**What to do**
Extract, in full, the lines below, beginning at the first and ending with the line that contains "const ticksRightA = [0,1,2,3,4,5,6];". Pictures do not belong in the copy.

**Material provided**
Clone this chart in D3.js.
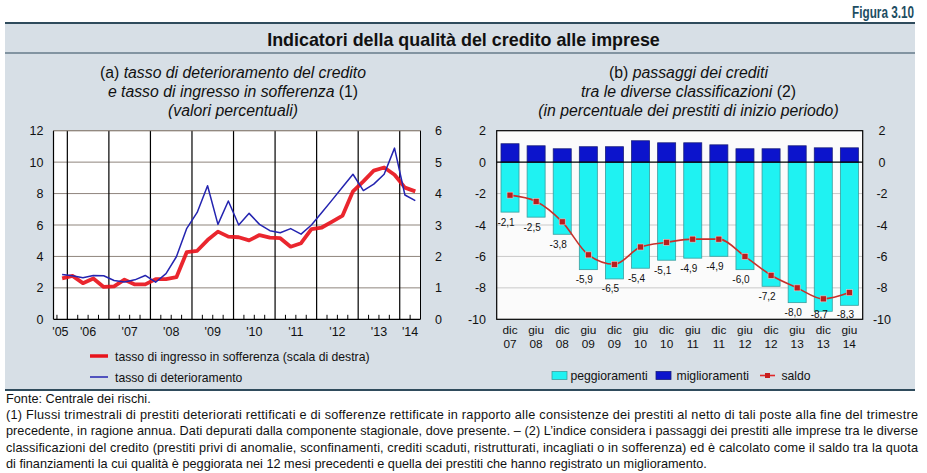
<!DOCTYPE html>
<html><head><meta charset="utf-8">
<script src="https://cdn.jsdelivr.net/npm/d3@7"></script>
<style>body{margin:0;background:#fff} svg{display:block}</style>
</head><body><svg id="c" width="927" height="473"></svg>
<script>
// ---------- DATA ----------
const quarters = ["2005Q4",
  "2006Q1","2006Q2","2006Q3","2006Q4",
  "2007Q1","2007Q2","2007Q3","2007Q4",
  "2008Q1","2008Q2","2008Q3","2008Q4",
  "2009Q1","2009Q2","2009Q3","2009Q4",
  "2010Q1","2010Q2","2010Q3","2010Q4",
  "2011Q1","2011Q2","2011Q3","2011Q4",
  "2012Q1","2012Q2","2012Q3","2012Q4",
  "2013Q1","2013Q2","2013Q3","2013Q4",
  "2014Q1","2014Q2"];
const tassoDeterioramento = [2.85,
  2.77,2.64,2.79,2.77, 2.47,2.38,2.51,2.79, 2.36,2.91,3.98,5.79,
  6.80,8.50,6.04,7.53, 6.00,6.74,6.04,5.64, 5.51,5.77,5.42,6.00,
  6.80,7.60,8.42,9.23, 8.19,8.60,9.23,10.89, 7.91,7.55];
const tassoSofferenza = [1.30,
  1.38,1.15,1.30,1.03, 1.05,1.26,1.11,1.11, 1.28,1.28,1.34,2.14,
  2.18,2.52,2.79,2.63, 2.61,2.51,2.68,2.60, 2.58,2.31,2.42,2.87,
  2.92,3.11,3.30,4.07, 4.39,4.73,4.83,4.60, 4.19,4.07];
const years = [2005,2006,2007,2008,2009,2010,2011,2012,2013,2014];
const yearLabels = ["'05","'06","'07","'08","'09","'10","'11","'12","'13","'14"];
const ticksLeftA = [0,2,4,6,8,10,12];
const ticksRightA = [0,1,2,3,4,5,6];

const periods = ["dic 07","giu 08","dic 08","giu 09","dic 09","giu 10","dic 10",
                 "giu 11","dic 11","giu 12","dic 12","giu 13","dic 13","giu 14"];
const peggioramenti = [-3.18,-3.50,-4.59,-6.84,-7.43,-6.75,-6.24,-6.11,-5.99,-6.84,-7.90,-8.94,-9.49,-9.11];
const miglioramenti = [1.17,1.04,0.85,0.98,0.98,1.36,1.23,1.23,1.10,0.85,0.85,1.04,0.91,0.91];
const saldo = [-2.1,-2.5,-3.8,-5.9,-6.5,-5.4,-5.1,-4.9,-4.9,-6.0,-7.2,-8.0,-8.7,-8.3];
const ticksB = [-10,-8,-6,-4,-2,0,2];

// ---------- STYLE ----------
const SANS = "'Liberation Sans', Arial, Helvetica, sans-serif";
const NARROW = "'Liberation Sans Narrow', 'Arial Narrow', 'Liberation Sans', sans-serif";
const svg = d3.select("#c");

// panel
svg.append("rect").attr("x",5).attr("y",23).attr("width",910).attr("height",367).attr("fill","#d7dfe6");
svg.append("line").attr("x1",5).attr("x2",915).attr("y1",23).attr("y2",23).attr("stroke","#2f4b5c").attr("stroke-width",2);
svg.append("line").attr("x1",5).attr("x2",915).attr("y1",53).attr("y2",53).attr("stroke","#2f4b5c").attr("stroke-width",1.2);
svg.append("line").attr("x1",5).attr("x2",915).attr("y1",390).attr("y2",390).attr("stroke","#2f4b5c").attr("stroke-width",2);

// figure number: condensed by horizontal scaling
const fig = svg.append("g").attr("transform","translate(914,18)");
const figT = fig.append("text").attr("x",0).attr("y",0).attr("text-anchor","end")
  .attr("font-family",SANS).attr("font-weight","bold").attr("font-size",16).attr("fill","#1d4d62")
  .text("Figura 3.10");
fig.attr("transform",`translate(914,18) scale(${62/figT.node().getComputedTextLength()},1)`);

const ttl = svg.append("g");
const ttlT = ttl.append("text").attr("x",0).attr("y",0).attr("text-anchor","middle")
  .attr("font-family",SANS).attr("font-weight","bold").attr("font-size",18.5).attr("fill","#111")
  .text("Indicatori della qualità del credito alle imprese");
ttl.attr("transform",`translate(463.5,45.5) scale(${393/ttlT.node().getComputedTextLength()},1)`);

function subtitle(cx, y, parts){
  const t = svg.append("text").attr("x",cx).attr("y",y).attr("text-anchor","middle")
    .attr("font-family",SANS).attr("font-size",15.8).attr("fill","#111");
  parts.forEach(p=>t.append("tspan").attr("font-style",p[1]?"italic":"normal").text(p[0]));
}
subtitle(233, 77.5, [["(a) ",false],["tasso di deterioramento del credito",true]]);
subtitle(233, 97, [["e tasso di ingresso in sofferenza ",true],["(1)",false]]);
subtitle(233, 115.5, [["(valori percentuali)",true]]);
subtitle(688.5, 77.5, [["(b) ",false],["passaggi dei crediti",true]]);
subtitle(688.5, 97, [["tra le diverse classificazioni ",true],["(2)",false]]);
subtitle(688.5, 115.5, [["(in percentuale dei prestiti di inizio periodo)",true]]);

// ---------- LEFT CHART ----------
const L = {x0:53.5, x1:420.5, y0:130.7, y1:319.3};
const parseQ = q => +q.slice(0,4) + (+q.slice(5)-0.5)/4;
const xL = d3.scaleLinear().domain([2005.667, 2014.5]).range([L.x0, L.x1]);
const yL = d3.scaleLinear().domain([0,12]).range([L.y1, L.y0]);
const yR = d3.scaleLinear().domain([0,6]).range([L.y1, L.y0]);

const gL = svg.append("g");
gL.append("rect").attr("x",L.x0).attr("y",L.y0).attr("width",L.x1-L.x0).attr("height",L.y1-L.y0).attr("fill","#ffffff");
gL.selectAll(".hg").data(ticksLeftA.filter(d=>d>0)).join("line")
  .attr("x1",L.x0).attr("x2",L.x1).attr("y1",d=>yL(d)).attr("y2",d=>yL(d))
  .attr("stroke","#8f857d").attr("stroke-width",1);
const qTicks = [];
years.forEach(y=>[0.25,0.5,0.75].forEach(f=>{const v=y+f; if(v>xL.domain()[0] && v<xL.domain()[1]) qTicks.push(v);}));
gL.selectAll(".qt").data(qTicks).join("line")
  .attr("x1",d=>xL(d)).attr("x2",d=>xL(d)).attr("y1",L.y1).attr("y2",L.y1-4.5)
  .attr("stroke","#000").attr("stroke-width",1);
gL.selectAll(".vy").data(years.filter(y=>y>2005)).join("line")
  .attr("x1",d=>xL(d)).attr("x2",d=>xL(d)).attr("y1",L.y0).attr("y2",L.y1)
  .attr("stroke","#000").attr("stroke-width",1.2);
gL.append("line").attr("x1",L.x0).attr("x2",L.x0).attr("y1",L.y0).attr("y2",L.y1).attr("stroke","#000").attr("stroke-width",1.2);
gL.append("line").attr("x1",L.x1).attr("x2",L.x1).attr("y1",L.y0).attr("y2",L.y1).attr("stroke","#000").attr("stroke-width",1);
gL.append("line").attr("x1",L.x0).attr("x2",L.x1).attr("y1",L.y0).attr("y2",L.y0).attr("stroke","#8f857d").attr("stroke-width",1);
gL.append("line").attr("x1",L.x0).attr("x2",L.x1).attr("y1",L.y1).attr("y2",L.y1).attr("stroke","#000").attr("stroke-width",1.2);

const redLine = d3.line().x((d,i)=>xL(parseQ(quarters[i]))).y(d=>yR(d));
const blueLine = d3.line().x((d,i)=>xL(parseQ(quarters[i]))).y(d=>yL(d));
gL.append("path").datum(tassoSofferenza).attr("d",redLine).attr("fill","none")
  .attr("stroke","#e8141c").attr("stroke-width",3.8).attr("stroke-linejoin","round").attr("stroke-opacity",0.92);
gL.append("path").datum(tassoDeterioramento).attr("d",blueLine).attr("fill","none")
  .attr("stroke","#2424b0").attr("stroke-width",1.5).attr("stroke-linejoin","round");

gL.selectAll(".ylt").data(ticksLeftA).join("text")
  .attr("x",43.5).attr("y",d=>yL(d)+4.5).attr("text-anchor","end")
  .attr("font-family",SANS).attr("font-size",12.5).attr("fill","#111").text(d=>d);
gL.selectAll(".yrt").data(ticksRightA).join("text")
  .attr("x",435).attr("y",d=>yR(d)+4.5).attr("text-anchor","start")
  .attr("font-family",SANS).attr("font-size",12.5).attr("fill","#111").text(d=>d);
gL.selectAll(".xlt").data(years).join("text")
  .attr("x",d=>(xL(Math.max(d,xL.domain()[0]))+xL(Math.min(d+1,xL.domain()[1])))/2)
  .attr("y",335.5).attr("text-anchor","middle")
  .attr("font-family",SANS).attr("font-size",12.5).attr("fill","#111").text((d,i)=>yearLabels[i]);

// legend left
gL.append("line").attr("x1",90).attr("x2",108).attr("y1",356).attr("y2",356).attr("stroke","#e8141c").attr("stroke-width",3.5);
gL.append("text").attr("x",115).attr("y",360.5).attr("font-family",SANS).attr("font-size",12.2).attr("fill","#111")
  .text("tasso di ingresso in sofferenza (scala di destra)");
gL.append("line").attr("x1",90).attr("x2",108).attr("y1",377).attr("y2",377).attr("stroke","#2424b0").attr("stroke-width",1.5);
gL.append("text").attr("x",115).attr("y",381.5).attr("font-family",SANS).attr("font-size",12.2).attr("fill","#111")
  .text("tasso di deterioramento");

// ---------- RIGHT CHART ----------
const R = {x0:496.7, x1:862.7, y0:130.7, y1:319.3};
const xB = d3.scaleBand().domain(periods).range([R.x0,R.x1]).paddingInner(0.31).paddingOuter(0.165);
const yB = d3.scaleLinear().domain([-10,2]).range([R.y1,R.y0]);
const gR = svg.append("g");
gR.append("rect").attr("x",R.x0).attr("y",R.y0).attr("width",R.x1-R.x0).attr("height",R.y1-R.y0).attr("fill","#fbfbfb");
gR.selectAll(".hg").data(ticksB.filter(d=>d<0 && d>-10)).join("line")
  .attr("x1",R.x0).attr("x2",R.x1).attr("y1",d=>yB(d)).attr("y2",d=>yB(d))
  .attr("stroke","#c9c9c9").attr("stroke-width",1);

gR.selectAll(".bp").data(peggioramenti).join("rect")
  .attr("x",(d,i)=>xB(periods[i])).attr("width",xB.bandwidth())
  .attr("y",yB(0)).attr("height",d=>yB(d)-yB(0))
  .attr("fill","#1ff2f2").attr("stroke","#3a9e9e").attr("stroke-width",0.8);
gR.selectAll(".bm").data(miglioramenti).join("rect")
  .attr("x",(d,i)=>xB(periods[i])).attr("width",xB.bandwidth())
  .attr("y",d=>yB(d)).attr("height",d=>yB(0)-yB(d))
  .attr("fill","#0c14cc").attr("stroke","#1a1f7a").attr("stroke-width",0.8);
gR.append("line").attr("x1",R.x0).attr("x2",R.x1).attr("y1",yB(0)).attr("y2",yB(0)).attr("stroke","#000").attr("stroke-width",1.2);
gR.append("rect").attr("x",R.x0).attr("y",R.y0).attr("width",R.x1-R.x0).attr("height",R.y1-R.y0)
  .attr("fill","none").attr("stroke","#000").attr("stroke-width",1.2);

const cx = i => xB(periods[i]) + xB.bandwidth()/2;
const saldoLine = d3.line().x((d,i)=>cx(i)).y(d=>yB(d)).curve(d3.curveMonotoneX);
gR.append("path").datum(saldo).attr("d",saldoLine).attr("fill","none")
  .attr("stroke","#c8302a").attr("stroke-width",1.6);
gR.selectAll(".mk").data(saldo).join("rect")
  .attr("x",(d,i)=>cx(i)-3).attr("y",d=>yB(d)-3).attr("width",6).attr("height",6)
  .attr("fill","#b81e1e").attr("stroke","#f0c8c8").attr("stroke-width",0.6);
const fmt = v => d3.format(".1f")(v).replace("\u2212","-").replace(".",",");
gR.selectAll(".lb").data(saldo).join("text")
  .attr("x",(d,i)=>cx(i)-4)
  .attr("y",(d,i)=>Math.min(Math.max(yB(d)+20, yB(peggioramenti[i])+10), R.y1-5)+3.5)
  .attr("text-anchor","middle").attr("font-family",SANS).attr("font-size",10).attr("fill","#111")
  .text(d=>fmt(d));

gR.selectAll(".yl").data(ticksB).join("text")
  .attr("x",486).attr("y",d=>yB(d)+4.5).attr("text-anchor","end")
  .attr("font-family",SANS).attr("font-size",12.5).attr("fill","#111").text(d=>String(d));
gR.selectAll(".yr").data(ticksB).join("text")
  .attr("x",882).attr("y",d=>yB(d)+4.5).attr("text-anchor","middle")
  .attr("font-family",SANS).attr("font-size",12.5).attr("fill","#111").text(d=>String(d));
gR.selectAll(".xl1").data(periods).join("text")
  .attr("x",(d,i)=>cx(i)).attr("y",334).attr("text-anchor","middle")
  .attr("font-family",SANS).attr("font-size",11.8).attr("fill","#111").text(d=>d.split(" ")[0]);
gR.selectAll(".xl2").data(periods).join("text")
  .attr("x",(d,i)=>cx(i)).attr("y",347.5).attr("text-anchor","middle")
  .attr("font-family",SANS).attr("font-size",11.8).attr("fill","#111").text(d=>d.split(" ")[1]);

// legend right
gR.append("rect").attr("x",552).attr("y",371.5).attr("width",15).attr("height",8).attr("fill","#1ff2f2").attr("stroke","#3a9e9e").attr("stroke-width",0.8);
gR.append("text").attr("x",570.5).attr("y",380).attr("font-family",SANS).attr("font-size",12.2).attr("fill","#111").text("peggioramenti");
gR.append("rect").attr("x",656).attr("y",371.5).attr("width",15).attr("height",8).attr("fill","#0c14cc").attr("stroke","#1a1f7a").attr("stroke-width",0.8);
gR.append("text").attr("x",676.5).attr("y",380).attr("font-family",SANS).attr("font-size",12.2).attr("fill","#111").text("miglioramenti");
gR.append("line").attr("x1",760).attr("x2",775).attr("y1",375.5).attr("y2",375.5).attr("stroke","#e0282a").attr("stroke-width",1.6);
gR.append("rect").attr("x",765).attr("y",373).attr("width",5).attr("height",5).attr("fill","#c81e1e");
gR.append("text").attr("x",781.5).attr("y",380).attr("font-family",SANS).attr("font-size",12.2).attr("fill","#111").text("saldo");

// ---------- FOOTER ----------
const footer = [
 ["Fonte: Centrale dei rischi.", false],
 ["(1) Flussi trimestrali di prestiti deteriorati rettificati e di sofferenze rettificate in rapporto alle consistenze dei prestiti al netto di tali poste alla fine del trimestre", true],
 ["precedente, in ragione annua. Dati depurati dalla componente stagionale, dove presente. – (2) L’indice considera i passaggi dei prestiti alle imprese tra le diverse", true],
 ["classificazioni del credito (prestiti privi di anomalie, sconfinamenti, crediti scaduti, ristrutturati, incagliati o in sofferenza) ed è calcolato come il saldo tra la quota", true],
 ["di finanziamenti la cui qualità è peggiorata nei 12 mesi precedenti e quella dei prestiti che hanno registrato un miglioramento.", false]
];
const FS = 13.4;
const fg = footer.map((f,i)=>{
  const g = svg.append("g");
  const t = g.append("text").attr("x",0).attr("y",0)
    .attr("font-family",SANS).attr("font-size",FS).attr("fill","#111").text(f[0]);
  return {g,t,just:f[1],i};
});
const sc = Math.min(1, 905 / d3.max(fg.filter(o=>o.just), o=>o.t.node().getComputedTextLength()));
fg.forEach(o=>{
  o.g.attr("transform",`translate(6,${402.5+o.i*16.4}) scale(${sc},1)`);
  if (o.just) o.t.attr("textLength",912/sc).attr("lengthAdjust","spacing");
});
</script></body></html>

**Answer to the task**
Clone this chart in D3.js.
<!DOCTYPE html>
<html><head><meta charset="utf-8">
<script src="https://cdn.jsdelivr.net/npm/d3@7"></script>
<style>body{margin:0;background:#fff} svg{display:block}</style>
</head><body><svg id="c" width="927" height="473"></svg>
<script>
// ---------- DATA ----------
const quarters = ["2005Q4",
  "2006Q1","2006Q2","2006Q3","2006Q4",
  "2007Q1","2007Q2","2007Q3","2007Q4",
  "2008Q1","2008Q2","2008Q3","2008Q4",
  "2009Q1","2009Q2","2009Q3","2009Q4",
  "2010Q1","2010Q2","2010Q3","2010Q4",
  "2011Q1","2011Q2","2011Q3","2011Q4",
  "2012Q1","2012Q2","2012Q3","2012Q4",
  "2013Q1","2013Q2","2013Q3","2013Q4",
  "2014Q1","2014Q2"];
const tassoDeterioramento = [2.85,
  2.77,2.64,2.79,2.77, 2.47,2.38,2.51,2.79, 2.36,2.91,3.98,5.79,
  6.80,8.50,6.04,7.53, 6.00,6.74,6.04,5.64, 5.51,5.77,5.42,6.00,
  6.80,7.60,8.42,9.23, 8.19,8.60,9.23,10.89, 7.91,7.55];
const tassoSofferenza = [1.30,
  1.38,1.15,1.30,1.03, 1.05,1.26,1.11,1.11, 1.28,1.28,1.34,2.14,
  2.18,2.52,2.79,2.63, 2.61,2.51,2.68,2.60, 2.58,2.31,2.42,2.87,
  2.92,3.11,3.30,4.07, 4.39,4.73,4.83,4.60, 4.19,4.07];
const years = [2005,2006,2007,2008,2009,2010,2011,2012,2013,2014];
const yearLabels = ["'05","'06","'07","'08","'09","'10","'11","'12","'13","'14"];
const ticksLeftA = [0,2,4,6,8,10,12];
const ticksRightA = [0,1,2,3,4,5,6];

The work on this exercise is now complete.